═══ Source data ═══

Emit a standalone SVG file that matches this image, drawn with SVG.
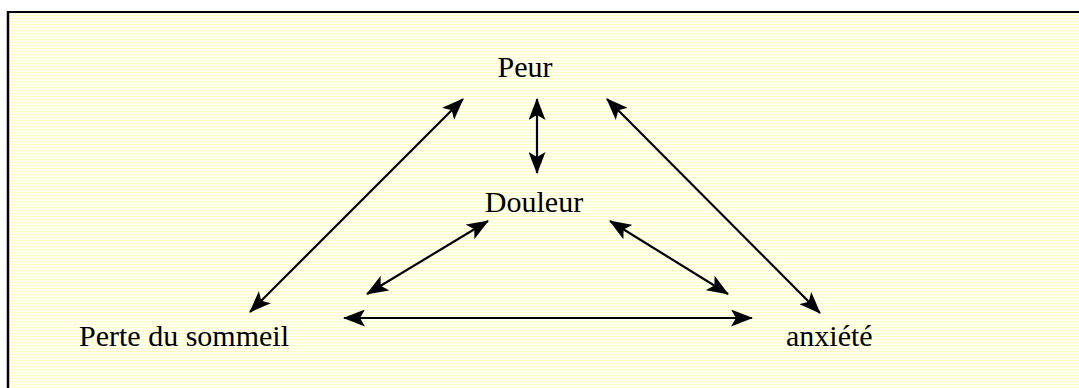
<svg xmlns="http://www.w3.org/2000/svg" width="1079" height="388" viewBox="0 0 1079 388">
<defs>
<pattern id="stripes" x="0" y="0" width="6" height="3" patternUnits="userSpaceOnUse">
<rect width="6" height="3" fill="#ffffff"/>
<rect width="6" height="1.3" fill="#ffffc0"/>
</pattern>
<marker id="ah" viewBox="0 0 22 17" markerWidth="22" markerHeight="17" refX="21" refY="8.5" orient="auto-start-reverse" markerUnits="userSpaceOnUse">
<path d="M0,0 L22,8.5 L0,17 L5,8.5 z" fill="#000"/>
</marker>
<style>
.lbl{font-family:"Liberation Serif","Times New Roman",serif;font-size:30px;fill:#000}
.c{stroke:#000;stroke-width:2.2;fill:none;marker-start:url(#ah);marker-end:url(#ah)}
</style>
</defs>
<rect x="0" y="0" width="1079" height="388" fill="#ffffff"/>
<rect x="8" y="12" width="1071" height="376" fill="url(#stripes)"/>
<line x1="8" y1="12" x2="1079" y2="12" stroke="#000" stroke-width="2"/>
<line x1="8" y1="11" x2="8" y2="388" stroke="#000" stroke-width="2.5"/>
<g id="connectors">
<line class="c" x1="463" y1="99" x2="250" y2="312"/>
<line class="c" x1="537" y1="99" x2="537" y2="173"/>
<line class="c" x1="607" y1="99" x2="820" y2="313"/>
<line class="c" x1="488" y1="221" x2="367" y2="294"/>
<line class="c" x1="610" y1="221" x2="728" y2="294"/>
<line class="c" x1="344" y1="318" x2="752" y2="318"/>
</g>
<g id="peur"><text class="lbl" x="525" y="77" text-anchor="middle">Peur</text></g>
<g id="douleur"><text class="lbl" x="534" y="212" text-anchor="middle">Douleur</text></g>
<g id="perte"><text class="lbl" x="79" y="346">Perte du sommeil</text></g>
<g id="anxiete"><text class="lbl" x="786" y="346">anxiété</text></g>
</svg>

═══

Please set down each line of the data above exactly as written, without the pictures.

Exercise output:
Emit a standalone SVG file that matches this image, drawn with SVG.
<svg xmlns="http://www.w3.org/2000/svg" width="1079" height="388" viewBox="0 0 1079 388">
<defs>
<pattern id="stripes" x="0" y="0" width="6" height="3" patternUnits="userSpaceOnUse">
<rect width="6" height="3" fill="#ffffff"/>
<rect width="6" height="1.3" fill="#ffffc0"/>
</pattern>
<marker id="ah" viewBox="0 0 22 17" markerWidth="22" markerHeight="17" refX="21" refY="8.5" orient="auto-start-reverse" markerUnits="userSpaceOnUse">
<path d="M0,0 L22,8.5 L0,17 L5,8.5 z" fill="#000"/>
</marker>
<style>
.lbl{font-family:"Liberation Serif","Times New Roman",serif;font-size:30px;fill:#000}
.c{stroke:#000;stroke-width:2.2;fill:none;marker-start:url(#ah);marker-end:url(#ah)}
</style>
</defs>
<rect x="0" y="0" width="1079" height="388" fill="#ffffff"/>
<rect x="8" y="12" width="1071" height="376" fill="url(#stripes)"/>
<line x1="8" y1="12" x2="1079" y2="12" stroke="#000" stroke-width="2"/>
<line x1="8" y1="11" x2="8" y2="388" stroke="#000" stroke-width="2.5"/>
<g id="connectors">
<line class="c" x1="463" y1="99" x2="250" y2="312"/>
<line class="c" x1="537" y1="99" x2="537" y2="173"/>
<line class="c" x1="607" y1="99" x2="820" y2="313"/>
<line class="c" x1="488" y1="221" x2="367" y2="294"/>
<line class="c" x1="610" y1="221" x2="728" y2="294"/>
<line class="c" x1="344" y1="318" x2="752" y2="318"/>
</g>
<g id="peur"><text class="lbl" x="525" y="77" text-anchor="middle">Peur</text></g>
<g id="douleur"><text class="lbl" x="534" y="212" text-anchor="middle">Douleur</text></g>
<g id="perte"><text class="lbl" x="79" y="346">Perte du sommeil</text></g>
<g id="anxiete"><text class="lbl" x="786" y="346">anxiété</text></g>
</svg>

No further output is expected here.